Crops continue to thrive as the mild weather continues. Many autumn spray programmes are near completion across most crops now.
Soil temperatures are still high enough for any outstanding Atlantis (mesosulfuron-methyl + iodosulfuron-methyl sodium) or Broadway Star (pyroxsulam + florasulam) applications to winter wheat. Where there has been good flushes of blackgrass, ryegrass or sterile brome it has provided a good opportunity to take them out whilst still small.
Various herbicide options have been used for broadleaved weed control depending on the weed spectrum. Cranesbill seems to be one of the fastest spreading broadleaved weeds in some areas, having a habit of popping up in new fields year on year. Ironically volunteer winter beans look a better “crop” than they did as planted crops last year, so poor were the drilling conditions.
Late-drilled crops are emerging well apart from odd slug grazing to watch out for on the heavier parts of fields, so keep monitoring until the crop has reached the two to three true leaf stage.

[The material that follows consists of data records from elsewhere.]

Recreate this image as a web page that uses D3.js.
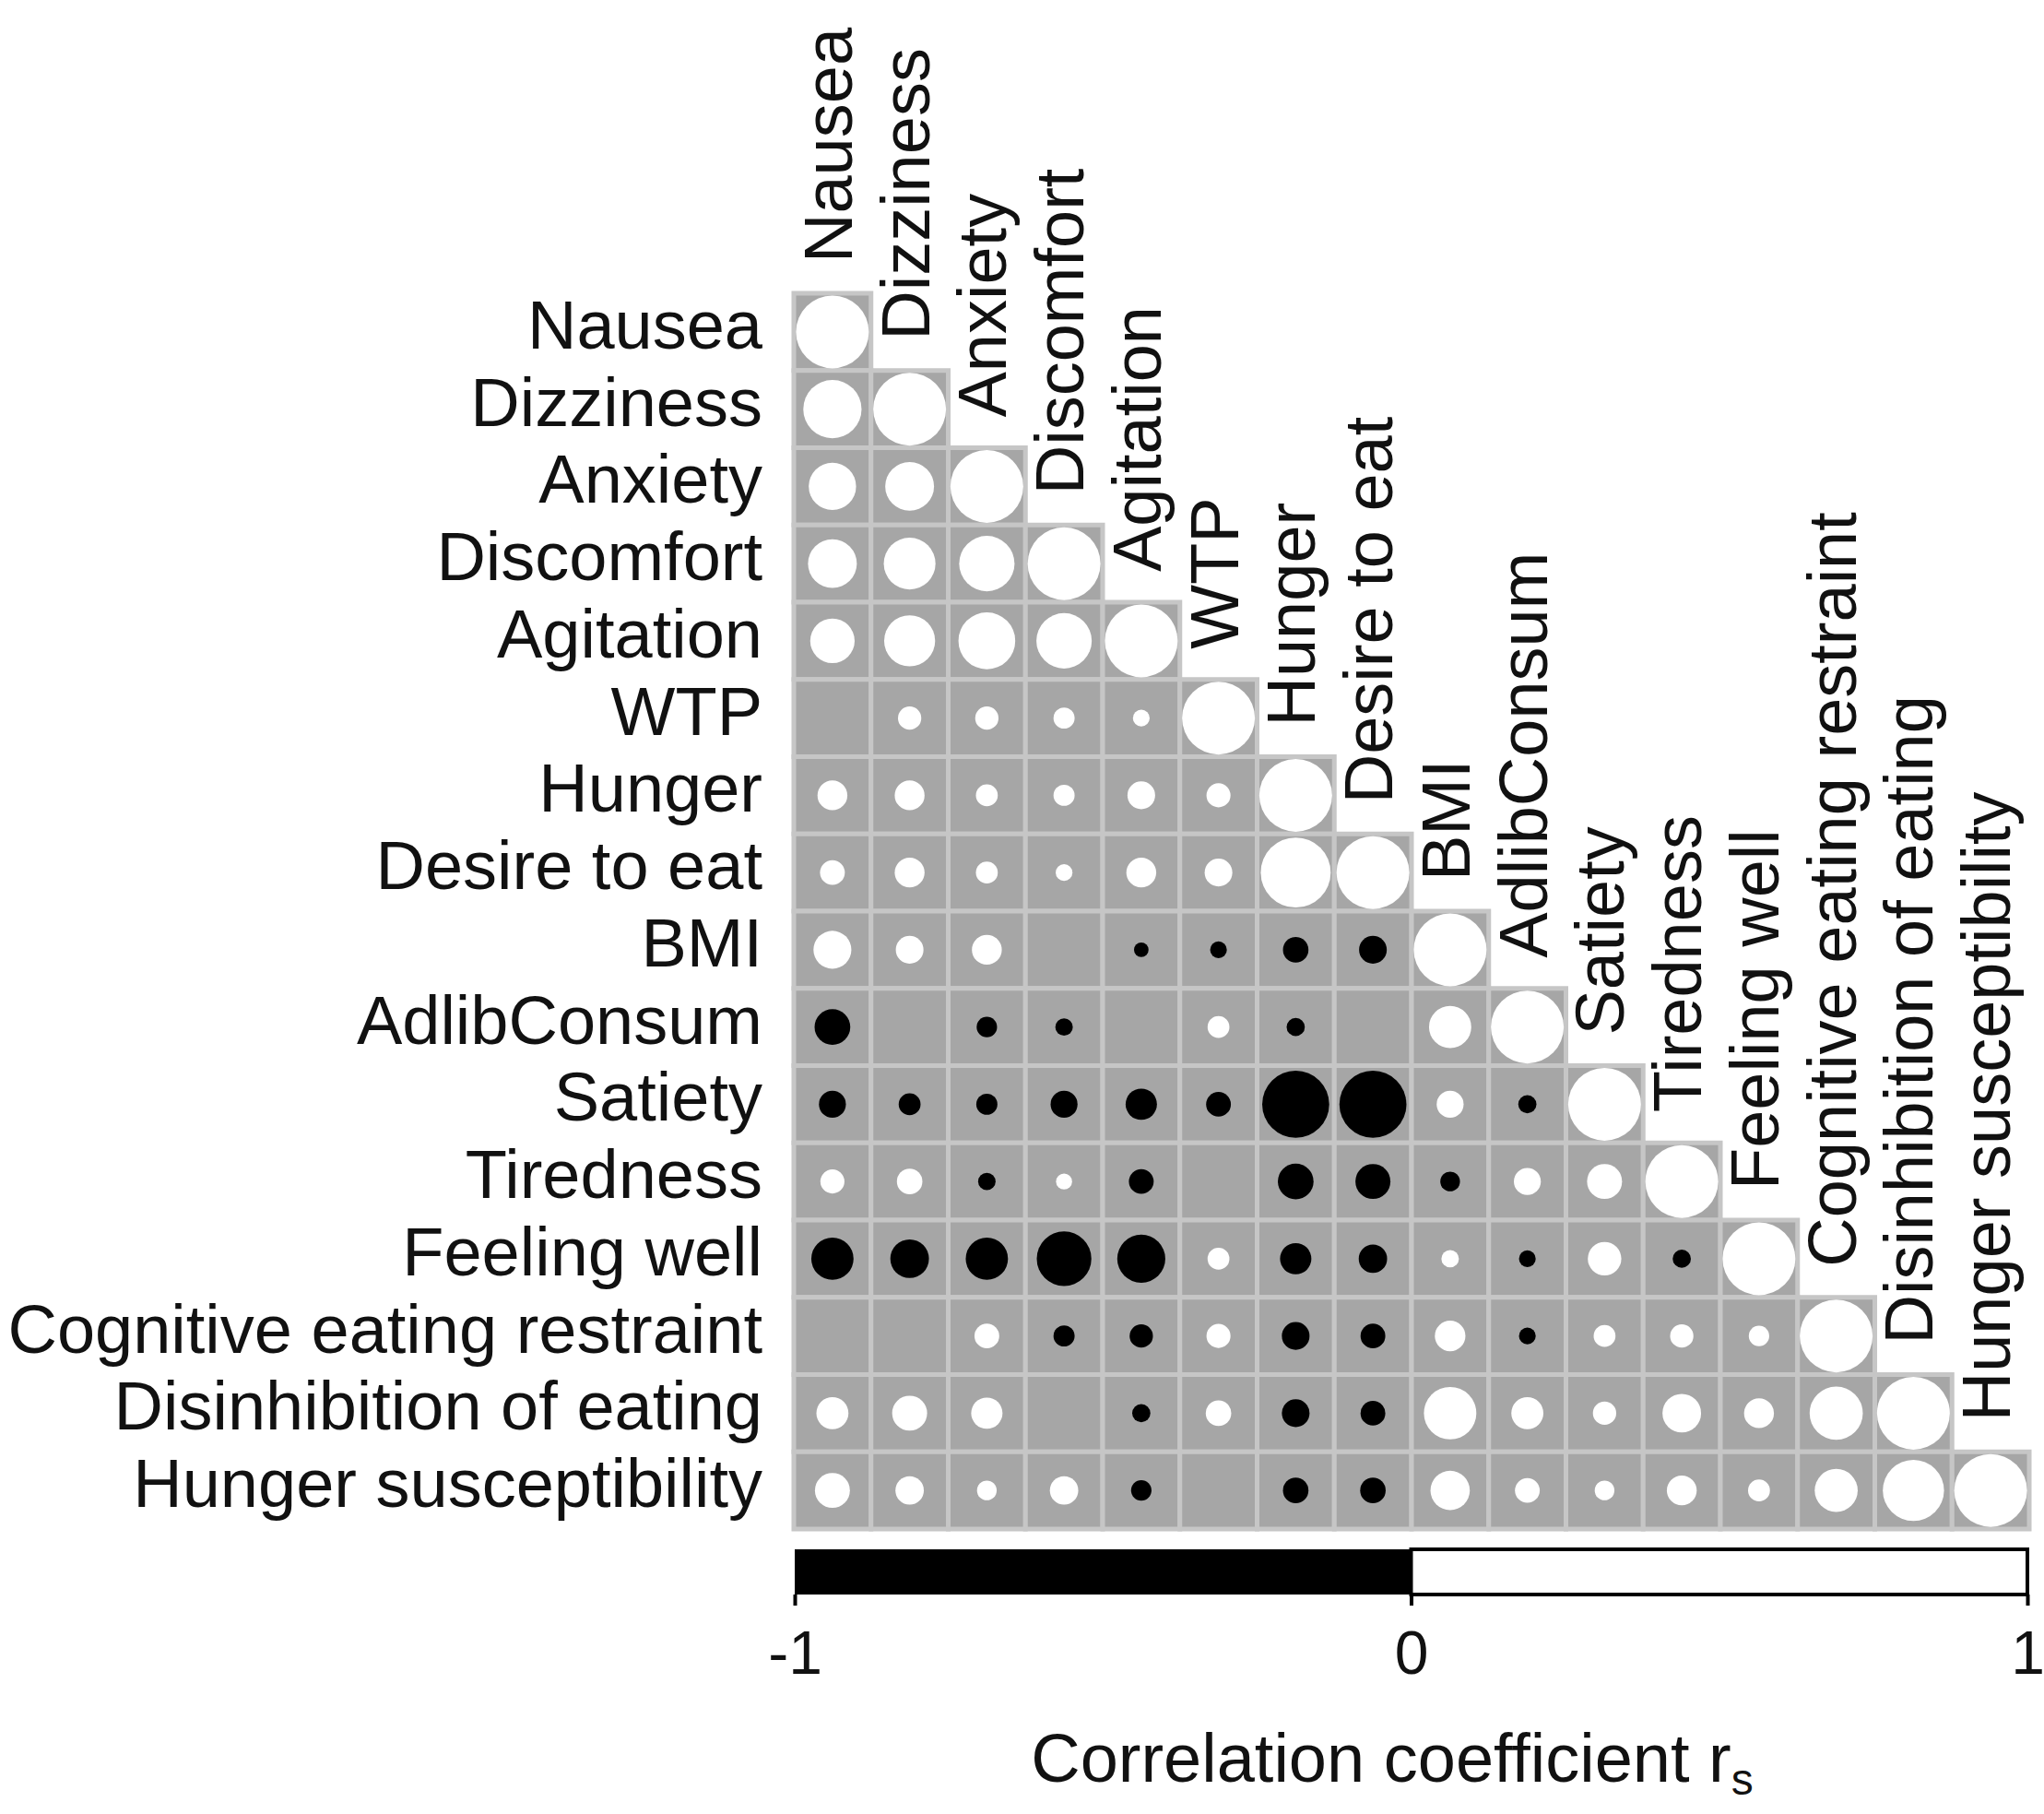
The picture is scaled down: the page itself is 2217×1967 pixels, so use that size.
<!DOCTYPE html>
<html lang="en">
<head>
  <meta charset="UTF-8">
  <style>
    html, body { margin: 0; padding: 0; background: #fff; }
    text { font-family: "Liberation Sans", Arial, sans-serif; fill: #111; }
  </style>
  <script src="https://d3js.org/d3.v7.min.js"></script>
</head>
<body>
  <svg id="chart" width="2217" height="1967"></svg>

  <script>
    // variable names, same order for rows and columns
    const variables = [
      "Nausea", "Dizziness", "Anxiety", "Discomfort", "Agitation", "WTP",
      "Hunger", "Desire to eat", "BMI", "AdlibConsum", "Satiety", "Tiredness",
      "Feeling well", "Cognitive eating restraint", "Disinhibition of eating",
      "Hunger susceptibility"
    ];

    // lower triangle of Spearman r (null = not significant, no circle)
    const corrRows = [
      [1],
      [0.80, 1],
      [0.65, 0.67, 1],
      [0.67, 0.71, 0.76, 1],
      [0.61, 0.70, 0.78, 0.76, 1],
      [null, 0.32, 0.32, 0.29, 0.23, 1],
      [0.41, 0.41, 0.30, 0.29, 0.38, 0.33, 1],
      [0.34, 0.41, 0.30, 0.23, 0.41, 0.38, 0.96, 1],
      [0.52, 0.38, 0.41, null, -0.20, -0.23, -0.35, -0.38, 1],
      [-0.49, null, -0.28, -0.24, null, 0.30, -0.25, null, 0.58, 1],
      [-0.37, -0.30, -0.29, -0.37, -0.43, -0.34, -0.92, -0.92, 0.37, -0.25, 1],
      [0.33, 0.35, -0.24, 0.22, -0.34, null, -0.49, -0.48, -0.27, 0.37, 0.48, 1],
      [-0.58, -0.53, -0.58, -0.75, -0.66, 0.30, -0.43, -0.39, 0.24, -0.23, 0.46, -0.25, 1],
      [null, null, 0.34, -0.29, -0.32, 0.33, -0.38, -0.34, 0.42, -0.23, 0.30, 0.32, 0.28, 1],
      [0.44, 0.48, 0.43, null, -0.25, 0.35, -0.38, -0.34, 0.72, 0.44, 0.32, 0.53, 0.41, 0.73, 1],
      [0.48, 0.39, 0.27, 0.39, -0.28, null, -0.35, -0.35, 0.54, 0.34, 0.27, 0.41, 0.30, 0.59, 0.84, 1]
    ];

    const legendTicks = [-1, 0, 1];
    const legendRange = [-1, 0, 1]; // black from -1 to 0, white from 0 to 1

    const svg = d3.select('#chart');

    const gridLeft = 861, gridTop = 318, gridSize = 1340;
    const fontSize = 74;

    const x = d3.scaleBand().domain(variables).range([gridLeft, gridLeft + gridSize]);
    const y = d3.scaleBand().domain(variables).range([gridTop, gridTop + gridSize]);
    const rScale = d3.scaleLinear().domain([0, 1]).range([0, 39.5]);

    // flatten triangle into cells
    const cells = [];
    corrRows.forEach((row, i) => {
      row.forEach((v, j) => {
        cells.push({ row: variables[i], col: variables[j], value: v });
      });
    });

    // gray cell backgrounds
    svg.append('g')
      .selectAll('rect')
      .data(cells)
      .join('rect')
      .attr('x', d => x(d.col))
      .attr('y', d => y(d.row))
      .attr('width', x.bandwidth())
      .attr('height', y.bandwidth())
      .attr('fill', '#a6a6a6')
      .attr('stroke', '#c6c6c6')
      .attr('stroke-width', 5);

    // circles: size by |r|, white positive, black negative
    svg.append('g')
      .selectAll('circle')
      .data(cells.filter(d => d.value !== null))
      .join('circle')
      .attr('cx', d => x(d.col) + x.bandwidth() / 2)
      .attr('cy', d => y(d.row) + y.bandwidth() / 2)
      .attr('r', d => rScale(Math.abs(d.value)))
      .attr('fill', d => d.value > 0 ? '#fff' : '#000');

    // row labels on the left
    svg.append('g')
      .selectAll('text')
      .data(variables)
      .join('text')
      .attr('x', gridLeft - 34)
      .attr('y', d => y(d) + y.bandwidth() / 2 + 18)
      .attr('text-anchor', 'end')
      .attr('font-size', fontSize)
      .text(d => d);

    // column labels, rotated, sitting on top of each diagonal cell
    svg.append('g')
      .selectAll('text')
      .data(variables)
      .join('text')
      .attr('transform', d => `translate(${x(d) + x.bandwidth() / 2 + 21}, ${y(d) - 33}) rotate(-90)`)
      .attr('text-anchor', 'start')
      .attr('font-size', fontSize)
      .text(d => d);

    // colour legend bar
    const barTop = 1680, barBottom = 1729;
    const lx = d3.scaleLinear().domain([-1, 1]).range([gridLeft + 1, 2199]);

    svg.append('rect')
      .attr('x', lx(legendRange[0]))
      .attr('y', barTop)
      .attr('width', lx(legendRange[1]) - lx(legendRange[0]))
      .attr('height', barBottom - barTop)
      .attr('fill', '#000');

    svg.append('rect')
      .attr('x', lx(legendRange[1]))
      .attr('y', barTop)
      .attr('width', lx(legendRange[2]) - lx(legendRange[1]))
      .attr('height', barBottom - barTop)
      .attr('fill', '#fff')
      .attr('stroke', '#000')
      .attr('stroke-width', 4);

    const axis = svg.append('g')
      .attr('transform', `translate(0, ${barBottom})`)
      .call(d3.axisBottom(lx)
        .tickValues(legendTicks)
        .tickSize(12)
        .tickPadding(27)
        .tickFormat(d => String(d)));

    axis.select('.domain').remove();
    axis.selectAll('.tick line').attr('stroke', '#000').attr('stroke-width', 4);
    axis.selectAll('.tick text')
      .attr('font-size', 66)
      .attr('font-family', '"Liberation Sans", Arial, sans-serif')
      .attr('fill', '#111');

    // axis title with subscript s
    const title = svg.append('text')
      .attr('x', 1510)
      .attr('y', 1932)
      .attr('text-anchor', 'middle')
      .attr('font-size', fontSize)
      .text('Correlation coefficient r');

    title.append('tspan')
      .attr('dy', 14)
      .attr('font-size', 48)
      .text('s');
  </script>
</body>
</html>
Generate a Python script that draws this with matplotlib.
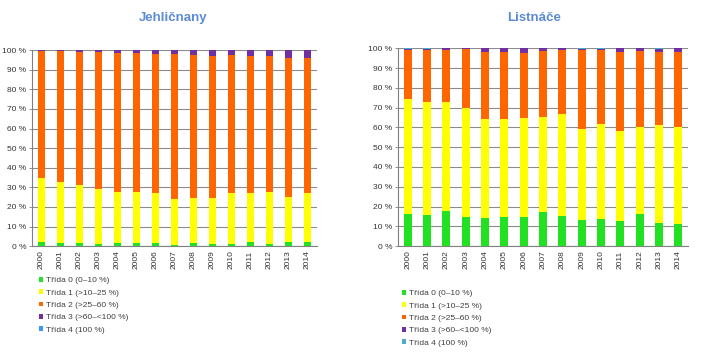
import numpy as np
import matplotlib
matplotlib.use("Agg")
import matplotlib.pyplot as plt

plt.rcParams['font.family'] = ['Liberation Sans', 'DejaVu Sans']

roky = [str(r) for r in range(2000, 2015)]
tridy = ["Třída 0 (0–10 %)", "Třída 1 (>10–25 %)", "Třída 2 (>25–60 %)",
         "Třída 3 (>60–<100 %)", "Třída 4 (100 %)"]

# Jehličnany - kumulativní hranice (%)
jeh_t0 = [1.9, 1.5, 1.5, 1.2, 1.5, 1.5, 1.5, 0.7, 1.5, 1.2, 1.2, 2.0, 1.2, 2.2, 2.2]
jeh_t01 = [34.9, 32.5, 31.2, 29.0, 27.6, 27.6, 27.0, 23.9, 24.4, 24.4, 27.0, 27.0, 27.6, 25.3, 27.0]
jeh_t012 = [99.3, 99.3, 99.2, 99.2, 98.6, 98.6, 98.0, 98.0, 97.5, 96.9, 97.5, 96.9, 96.9, 95.9, 96.1]
jeh_t4 = [0.0, 0.0, 0.0, 0.0, 0.0, 0.0, 0.0, 0.0, 0.0, 0.0, 0.1, 0.0, 0.0, 0.0, 0.0]

# Listnáče
lis_t0 = [16.0, 15.8, 17.5, 14.5, 14.2, 14.5, 14.7, 17.0, 15.0, 13.0, 13.8, 12.7, 16.2, 11.7, 11.0]
lis_t01 = [74.2, 72.7, 72.9, 69.8, 64.2, 64.1, 64.7, 65.1, 66.8, 59.0, 61.7, 58.3, 60.3, 61.2, 60.3]
lis_t012 = [99.2, 99.0, 99.0, 99.5, 98.3, 98.1, 97.8, 98.5, 99.3, 99.2, 99.3, 98.3, 98.6, 98.3, 98.1]
lis_t4 = [0.3, 0.3, 0.0, 0.0, 0.0, 0.0, 0.0, 0.0, 0.0, 0.5, 0.2, 0.0, 0.0, 0.4, 0.0]

barvy_l = ['#22E022', '#FFFF00', '#FF6600', '#7030A0', '#3399FF']
barvy_p = ['#22E022', '#FFFF00', '#FF6600', '#7030A0', '#4BACC6']


def podily(t0, t01, t012, t4):
    t0 = np.array(t0); t01 = np.array(t01); t012 = np.array(t012); t4 = np.array(t4)
    return [t0, t01 - t0, t012 - t01, 100 - t012 - t4, t4]


def graf(ax, nazev, casti, barvy, sirka, leg_pos, title_pos):
    x = np.arange(len(roky))
    spodek = np.zeros(len(roky))
    handles = []
    for c, b, lab in zip(casti, barvy, tridy):
        h = ax.bar(x, c, sirka, bottom=spodek, color=b, label=lab, zorder=3)
        handles.append(h)
        spodek += c
    ax.set_xlim(-0.5, len(roky) - 0.5)
    ax.set_ylim(0, 100)
    ax.set_yticks(range(0, 101, 10))
    ax.set_yticklabels([f"{v} %" for v in range(0, 101, 10)], fontsize=6)
    ax.set_xticks(x)
    ax.set_xticklabels(roky, rotation=90, fontsize=6, color='#333333')
    ax.tick_params(axis='y', length=2, width=0.6, color='#808080', pad=2, labelcolor='#333333')
    ax.tick_params(axis='x', length=0, pad=3)
    ax.yaxis.grid(True, color='#8c8c8c', linewidth=0.8, zorder=0)
    for s in ['top', 'right']:
        ax.spines[s].set_visible(False)
    for s in ['left', 'bottom']:
        ax.spines[s].set_color('#808080')
        ax.spines[s].set_linewidth(0.8)
    fig.text(title_pos[0], title_pos[1], nazev, ha='center', va='center',
             fontsize=9.5, fontweight='bold', color='#5B8BD3')
    leg = ax.legend(handles=handles, loc='upper left', bbox_to_anchor=leg_pos,
                    bbox_transform=fig.transFigure, frameon=False, fontsize=6,
                    handlelength=0.5, handleheight=0.5, handletextpad=0.35,
                    labelspacing=0.6, borderaxespad=0, borderpad=0)
    for t in leg.get_texts():
        t.set_color('#404040')


fig = plt.figure(figsize=(7.02, 3.63), dpi=100)
ax1 = fig.add_axes([0.0456, 0.322, 0.406, 0.540])
ax2 = fig.add_axes([0.567, 0.322, 0.413, 0.545])

graf(ax1, "Jehličnany", podily(jeh_t0, jeh_t01, jeh_t012, jeh_t4), barvy_l, 0.38,
     (0.055, 1 - 277 / 363), (173 / 702, 1 - 18 / 363))
graf(ax2, "Listnáče", podily(lis_t0, lis_t01, lis_t012, lis_t4), barvy_p, 0.41,
     (0.572, 1 - 290 / 363), (534 / 702, 1 - 18 / 363))

fig.savefig("out.png", dpi=100)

Winter barley crops are looking forward and lush and as a result some fields are carrying high levels of mildew. However, no fungicide is likely to be worthwhile at this stage as frosts should curb infection levels. Soft growth is making some barley crops more sensitive to autumn herbicide mixtures.
Winter oats have established well with only meadowgrass and broadleaved weeds to target in the main. Where blackgrass is present then the limited herbicide armoury means high levels of control will be difficult.
Oilseed rape is looking arguably too well in many places with huge, thick canopies. Although this is impressive to the eye and will discourage pigeons from landing, such crops are going to need careful management in the spring so that they do not end up being full of canopy and less end product. Soil temperatures are now low enough for residuals such as propyzamide or carbetamide to be applied.